Mini uses same general PC parts. Doesn't mean quality. "Get it?"
Originally Posted by birdistheword
I doubt if Apple wants to take marketing advice from someone who can't even write simple English sentences.Not valid or a nice thing to say...
You can get a hamburger at my local 4 star steak house and at McDonald's. How does the steak house get away with charging so much more?The steak house burger is better.
QUALITY COSTS. Get it?
I completely agree with you. The MAC Mini uses generic parts that are redaily available in the market. If you even consider the fact that the low end specs of the parts, it is using parts from the spectrum where they are considered to be at their lowest costing. The MAC Mini does not ship with any cutting edge technology.
The design is good but I strongly beg to differ that if it is an Apple, it means "good quality". Look at the Imacs, firmware upgrades and then finally admitting there is somethign wrong with the nvidia chipset. Look, Apple does not build anything at all. It is made by the cheapest labour in China designed by Apple, made with parts from third party. Take away the OS and none of the mac mini except the casing belongs to Apple. Opps, also the power supply.

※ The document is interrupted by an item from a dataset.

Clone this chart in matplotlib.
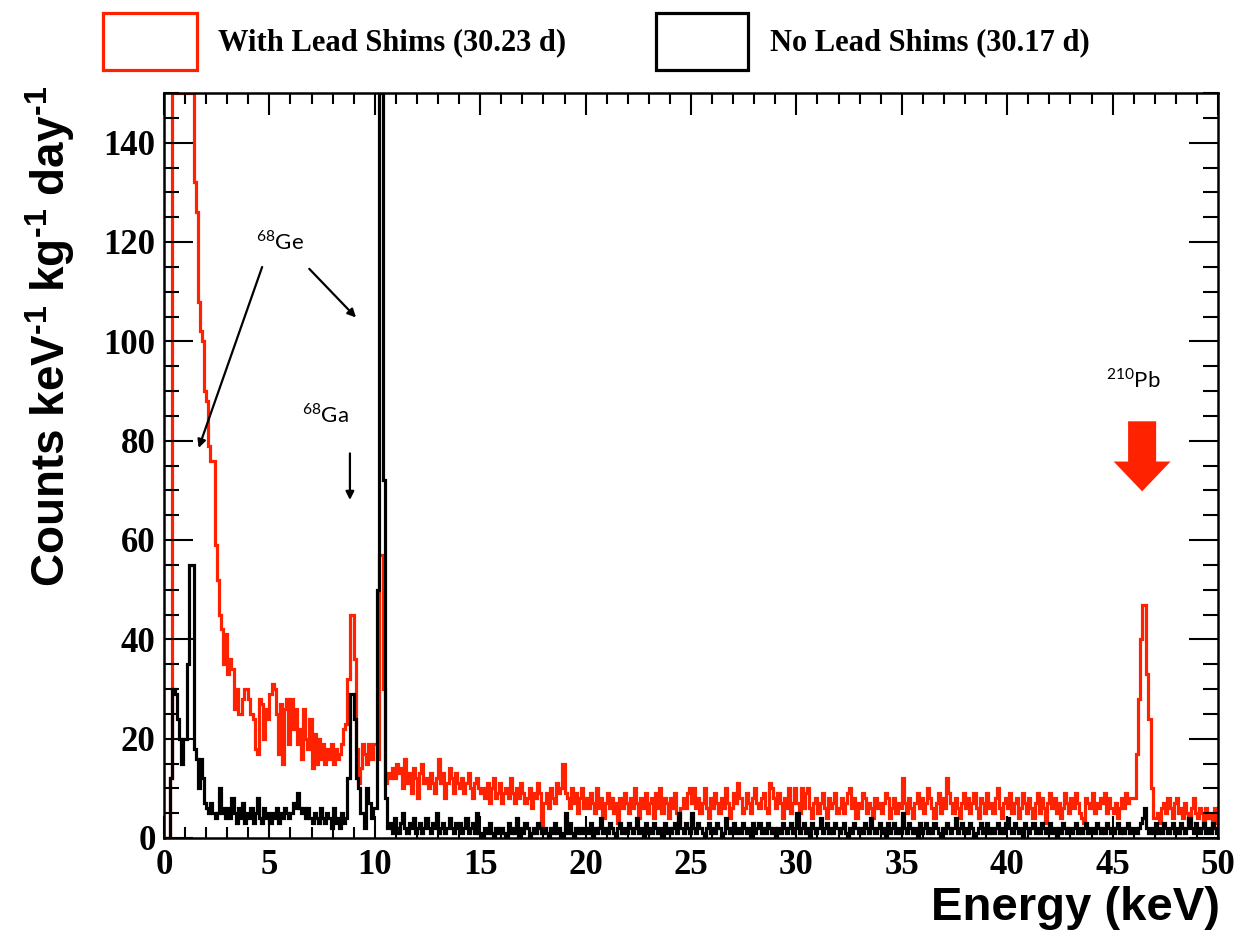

First and foremost, we have to wait one year for a re-fresh of the mac mini to its current specs which again falls way behind current hardware specs of other makes and models. This is the life story of the mini. Specifications are always lower than what is available. However, each refresh have been met with some price reduction.
However, this time round, the base price has been increased. I do not think the specs revision justify the old pricing let alone an increase in the pricing. Apple wants to turn the mac mini into a "Boutique" computer.
We will always tend to compare the mini to the HPs , Dells and other manufacturers. This is because we only need one desktop at home. We can only use one computer at a time. A computer is a very personal thing. We use it on a daily basis. We will rarely share computers with another person. That is why when we want to buy a computer, the mac mini will fall into the category of a desktop.
I have personally bought three imacs and two mac minis over the years. I was willing to trade specifications for design. I wanted a small footprint and I wanted to do only basic stuff so I thought, What the heck buy a mini and space the floor space. I never regretted my decision.
However, this arguement also stops me from upgrading. I no longer require any more processing power for simple tasks. I have another PC at home with win 7 doing video editing and other what nots. The mini is not powerful enough to do all my stuff. i.e. play games, photoshop. I will need an imac or a HP, Dell equivalent. Thus, if the mini is meant to be a powerful machine with a very small footprint, it has failed. If it is meant to do simple tasks with a very sleek design, I think the cost is too high.
If Apple is trying to gauge the "upper limits" of the pricing for mac mini I think they have hit the jackpot.
The problem with the mini is that both the pricing and specifications are too similar to the imac. Either they keep the specifications very low with affordable pricing to differentiate with the imac or make it very powerful similar to the imac at a higher costing to justify the design factor. Now the mac mini falls through the crack and sits neither here nor there in terms of specifications or costing.
I hope Apple could define their product line much clearer.